───── Task input ─────

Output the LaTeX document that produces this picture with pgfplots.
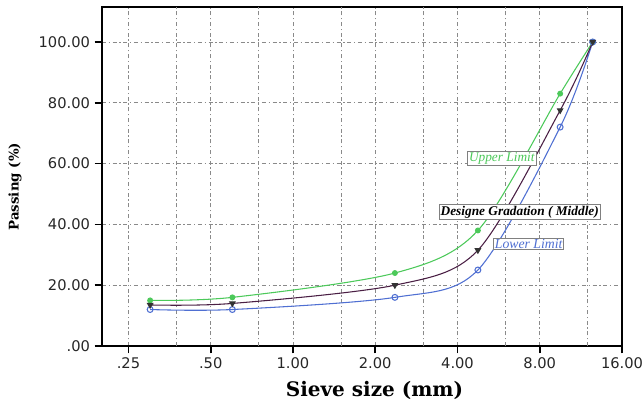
\documentclass[border=0pt]{standalone}
\usepackage{pgfplots}
\pgfplotsset{compat=1.18}
\usepackage{fontspec}
\setmainfont{Liberation Serif}
\newfontfamily\ticksfont{DejaVu Sans}
\newfontfamily\labelfont{DejaVu Serif}
\definecolor{upcol}{HTML}{4CC95A}
\definecolor{midcol}{HTML}{4A1F44}
\definecolor{lowcol}{HTML}{4F6FD2}
\definecolor{gridcol}{HTML}{8A8A8A}

\begin{document}
\begin{tikzpicture}
\useasboundingbox (-76.5pt,-44.25pt) rectangle (406.5pt,259.5pt);
\begin{axis}[
    at={(0,0)}, anchor=south west,
    scale only axis,
    width=390pt, height=254.25pt,
    xmode=log,
    xmin=0.2, xmax=16,
    ymin=0, ymax=111.5,
    xtick={0.25,0.5,1,2,4,8,16},
    xticklabels={.25,.50,1.00,2.00,4.00,8.00,16.00},
    extra x ticks={0.375,0.75,1.5,3,6,12},
    extra x tick labels={},
    extra x tick style={major tick length=0pt, grid=major},
    ytick={0,20,40,60,80,100},
    yticklabels={.00,20.00,40.00,60.00,80.00,100.00},
    grid=major,
    major grid style={gridcol, dash pattern=on 3pt off 2pt on 1pt off 2pt, line width=0.55pt},
    axis line style={line width=1.3pt},
    tick align=outside,
    major tick length=5.5pt,
    minor tick num=0,
    tick style={line width=1.3pt, black},
    xtick pos=bottom, ytick pos=left,
    tick label style={font=\ticksfont\fontsize{11}{13}\selectfont, text=black!85},
    xlabel={Sieve size (mm)},
    ylabel={Passing (\%)},
    xlabel style={font=\labelfont\bfseries\fontsize{15}{18}\selectfont, at={(axis description cs:0.524,-0.13)}, anchor=center},
    ylabel style={font=\labelfont\bfseries\fontsize{10}{12}\selectfont, at={(axis description cs:-0.167,0.47)}, anchor=center},
]

% Upper limit
\addplot[color=upcol, line width=0.8pt, smooth, mark=*, mark size=1.8pt,
         mark options={fill=upcol, draw=upcol}]
    coordinates {(0.3,15) (0.6,16) (2.36,24) (4.75,38) (9.5,83) (12.5,100)};

% Lower limit
\addplot[color=lowcol, line width=0.8pt, smooth, mark=o, mark size=2.2pt,
         mark options={draw=lowcol, line width=0.8pt}]
    coordinates {(0.3,12) (0.6,12) (2.36,16) (4.75,25) (9.5,72) (12.5,100)};

% Designed gradation (middle)
\addplot[color=midcol, line width=0.8pt, smooth, mark=triangle*, mark size=2.2pt,
         mark options={fill=black!80, draw=black!80, rotate=180}]
    coordinates {(0.3,13.5) (0.6,14) (2.36,20) (4.75,31.5) (9.5,77.5) (12.5,100)};

\node[draw=gray, fill=white, inner sep=1pt, line width=0.6pt, text=upcol,
      font=\itshape\fontsize{10}{11}\selectfont] at (axis cs:5.81,61.8) {Upper Limit};
\node[draw=gray, fill=white, inner sep=1pt, line width=0.6pt, text=black,
      font=\bfseries\itshape\fontsize{10}{11}\selectfont] at (axis cs:6.76,44.1) {Designe Gradation ( Middle)};
\node[draw=gray, fill=white, inner sep=1pt, line width=0.6pt, text=lowcol,
      font=\itshape\fontsize{10.3}{11}\selectfont] at (axis cs:7.29,33.6) {Lower Limit};
\end{axis}
\end{tikzpicture}
\end{document}
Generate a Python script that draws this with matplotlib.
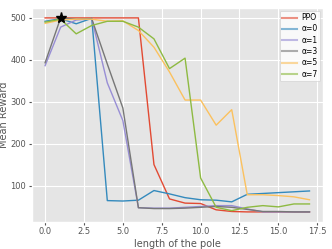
import matplotlib
matplotlib.use("Agg")
import matplotlib.pyplot as plt
from matplotlib.lines import Line2D

plt.style.use("ggplot")

x = list(range(18))
ppo   = [500, 500, 500, 500, 500, 500, 500, 150, 68, 58, 57, 42, 38, 37, 37, 37, 37, 37]
a0    = [492, 498, 486, 499, 64, 63, 65, 88, 80, 71, 66, 65, 61, 79, 81, 83, 85, 87]
a1    = [386, 478, 495, 498, 345, 255, 47, 46, 46, 48, 50, 52, 52, 44, 37, 37, 37, 37]
a3    = [393, 500, 497, 498, 390, 285, 47, 45, 45, 46, 48, 50, 48, 43, 38, 38, 37, 37]
a5    = [487, 495, 497, 497, 492, 493, 470, 430, 371, 304, 304, 244, 281, 78, 78, 76, 73, 66]
a7    = [490, 497, 462, 482, 492, 492, 478, 450, 379, 404, 118, 48, 40, 48, 52, 49, 56, 56]
labels = ["PPO", "α=0", "α=1", "α=3", "α=5", "α=7"]
series = [ppo, a0, a1, a3, a5, a7]
star_x, star_y = 1, 500

fig = plt.figure(figsize=(3.32, 2.49), dpi=100)
ax = fig.add_axes([0.096, 0.110, 0.876, 0.857])
colors = plt.rcParams["axes.prop_cycle"].by_key()["color"]
for s, lab, c in zip(series, labels, colors):
    ax.plot(x, s, color=c, lw=1.0, label=lab)
ax.plot([star_x], [star_y], marker="*", color="black", ms=8, ls="none")

ax.set_xticks([0, 2.5, 5, 7.5, 10, 12.5, 15, 17.5])
ax.set_yticks([100, 200, 300, 400, 500])
ax.tick_params(labelsize=6, length=2, pad=2)
ax.set_xlabel("length of the pole", fontsize=7, labelpad=2)
ax.set_ylabel("Mean Reward", fontsize=7)
ax.yaxis.set_label_coords(-0.078, 0.5)

handles = [Line2D([], [], color=c, lw=1.5, alpha=0.6) for c in colors[:6]]
leg = ax.legend(handles, labels, loc="upper right", fontsize=5.5, facecolor="white",
                framealpha=0.8, handlelength=1.9, borderpad=0.35, labelspacing=0.3,
                handletextpad=0.6, borderaxespad=0.3)

fig.savefig("out.png", dpi=100)
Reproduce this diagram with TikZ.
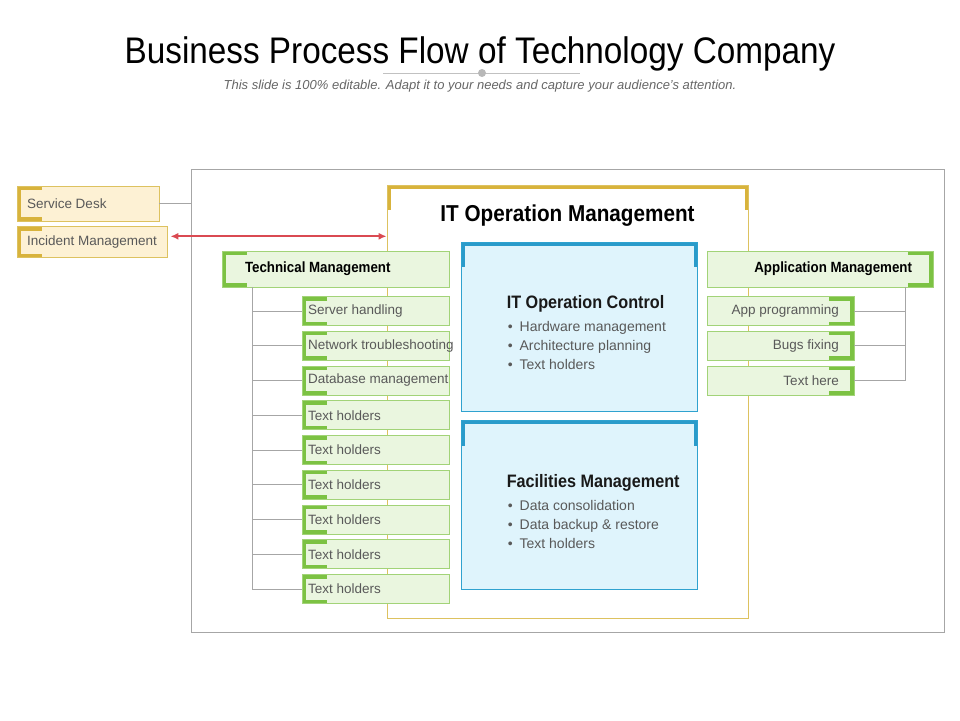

─────

● Requirement: Transcribe every line from the records above without alteration, and leave out the images.

● Task output:
Output the LaTeX document that produces this picture with pgfplots.
\documentclass[border=0pt]{standalone}
\usepackage{pgfplots}
\pgfplotsset{compat=1.18}
\usepackage{fontspec}
\setmainfont{Liberation Serif}
\newfontfamily\ticksfont{DejaVu Sans}
\newfontfamily\labelfont{DejaVu Serif}
\definecolor{upcol}{HTML}{4CC95A}
\definecolor{midcol}{HTML}{4A1F44}
\definecolor{lowcol}{HTML}{4F6FD2}
\definecolor{gridcol}{HTML}{8A8A8A}

\begin{document}
\begin{tikzpicture}
\useasboundingbox (-76.5pt,-44.25pt) rectangle (406.5pt,259.5pt);
\begin{axis}[
    at={(0,0)}, anchor=south west,
    scale only axis,
    width=390pt, height=254.25pt,
    xmode=log,
    xmin=0.2, xmax=16,
    ymin=0, ymax=111.5,
    xtick={0.25,0.5,1,2,4,8,16},
    xticklabels={.25,.50,1.00,2.00,4.00,8.00,16.00},
    extra x ticks={0.375,0.75,1.5,3,6,12},
    extra x tick labels={},
    extra x tick style={major tick length=0pt, grid=major},
    ytick={0,20,40,60,80,100},
    yticklabels={.00,20.00,40.00,60.00,80.00,100.00},
    grid=major,
    major grid style={gridcol, dash pattern=on 3pt off 2pt on 1pt off 2pt, line width=0.55pt},
    axis line style={line width=1.3pt},
    tick align=outside,
    major tick length=5.5pt,
    minor tick num=0,
    tick style={line width=1.3pt, black},
    xtick pos=bottom, ytick pos=left,
    tick label style={font=\ticksfont\fontsize{11}{13}\selectfont, text=black!85},
    xlabel={Sieve size (mm)},
    ylabel={Passing (\%)},
    xlabel style={font=\labelfont\bfseries\fontsize{15}{18}\selectfont, at={(axis description cs:0.524,-0.13)}, anchor=center},
    ylabel style={font=\labelfont\bfseries\fontsize{10}{12}\selectfont, at={(axis description cs:-0.167,0.47)}, anchor=center},
]

% Upper limit
\addplot[color=upcol, line width=0.8pt, smooth, mark=*, mark size=1.8pt,
         mark options={fill=upcol, draw=upcol}]
    coordinates {(0.3,15) (0.6,16) (2.36,24) (4.75,38) (9.5,83) (12.5,100)};

% Lower limit
\addplot[color=lowcol, line width=0.8pt, smooth, mark=o, mark size=2.2pt,
         mark options={draw=lowcol, line width=0.8pt}]
    coordinates {(0.3,12) (0.6,12) (2.36,16) (4.75,25) (9.5,72) (12.5,100)};

% Designed gradation (middle)
\addplot[color=midcol, line width=0.8pt, smooth, mark=triangle*, mark size=2.2pt,
         mark options={fill=black!80, draw=black!80, rotate=180}]
    coordinates {(0.3,13.5) (0.6,14) (2.36,20) (4.75,31.5) (9.5,77.5) (12.5,100)};

\node[draw=gray, fill=white, inner sep=1pt, line width=0.6pt, text=upcol,
      font=\itshape\fontsize{10}{11}\selectfont] at (axis cs:5.81,61.8) {Upper Limit};
\node[draw=gray, fill=white, inner sep=1pt, line width=0.6pt, text=black,
      font=\bfseries\itshape\fontsize{10}{11}\selectfont] at (axis cs:6.76,44.1) {Designe Gradation ( Middle)};
\node[draw=gray, fill=white, inner sep=1pt, line width=0.6pt, text=lowcol,
      font=\itshape\fontsize{10.3}{11}\selectfont] at (axis cs:7.29,33.6) {Lower Limit};
\end{axis}
\end{tikzpicture}
\end{document}
Generate a Python script that draws this with matplotlib.
import matplotlib
matplotlib.use("Agg")
import matplotlib.pyplot as plt
from matplotlib.lines import Line2D

plt.style.use("ggplot")

x = list(range(18))
ppo   = [500, 500, 500, 500, 500, 500, 500, 150, 68, 58, 57, 42, 38, 37, 37, 37, 37, 37]
a0    = [492, 498, 486, 499, 64, 63, 65, 88, 80, 71, 66, 65, 61, 79, 81, 83, 85, 87]
a1    = [386, 478, 495, 498, 345, 255, 47, 46, 46, 48, 50, 52, 52, 44, 37, 37, 37, 37]
a3    = [393, 500, 497, 498, 390, 285, 47, 45, 45, 46, 48, 50, 48, 43, 38, 38, 37, 37]
a5    = [487, 495, 497, 497, 492, 493, 470, 430, 371, 304, 304, 244, 281, 78, 78, 76, 73, 66]
a7    = [490, 497, 462, 482, 492, 492, 478, 450, 379, 404, 118, 48, 40, 48, 52, 49, 56, 56]
labels = ["PPO", "α=0", "α=1", "α=3", "α=5", "α=7"]
series = [ppo, a0, a1, a3, a5, a7]
star_x, star_y = 1, 500

fig = plt.figure(figsize=(3.32, 2.49), dpi=100)
ax = fig.add_axes([0.096, 0.110, 0.876, 0.857])
colors = plt.rcParams["axes.prop_cycle"].by_key()["color"]
for s, lab, c in zip(series, labels, colors):
    ax.plot(x, s, color=c, lw=1.0, label=lab)
ax.plot([star_x], [star_y], marker="*", color="black", ms=8, ls="none")

ax.set_xticks([0, 2.5, 5, 7.5, 10, 12.5, 15, 17.5])
ax.set_yticks([100, 200, 300, 400, 500])
ax.tick_params(labelsize=6, length=2, pad=2)
ax.set_xlabel("length of the pole", fontsize=7, labelpad=2)
ax.set_ylabel("Mean Reward", fontsize=7)
ax.yaxis.set_label_coords(-0.078, 0.5)

handles = [Line2D([], [], color=c, lw=1.5, alpha=0.6) for c in colors[:6]]
leg = ax.legend(handles, labels, loc="upper right", fontsize=5.5, facecolor="white",
                framealpha=0.8, handlelength=1.9, borderpad=0.35, labelspacing=0.3,
                handletextpad=0.6, borderaxespad=0.3)

fig.savefig("out.png", dpi=100)
Reproduce this diagram with TikZ.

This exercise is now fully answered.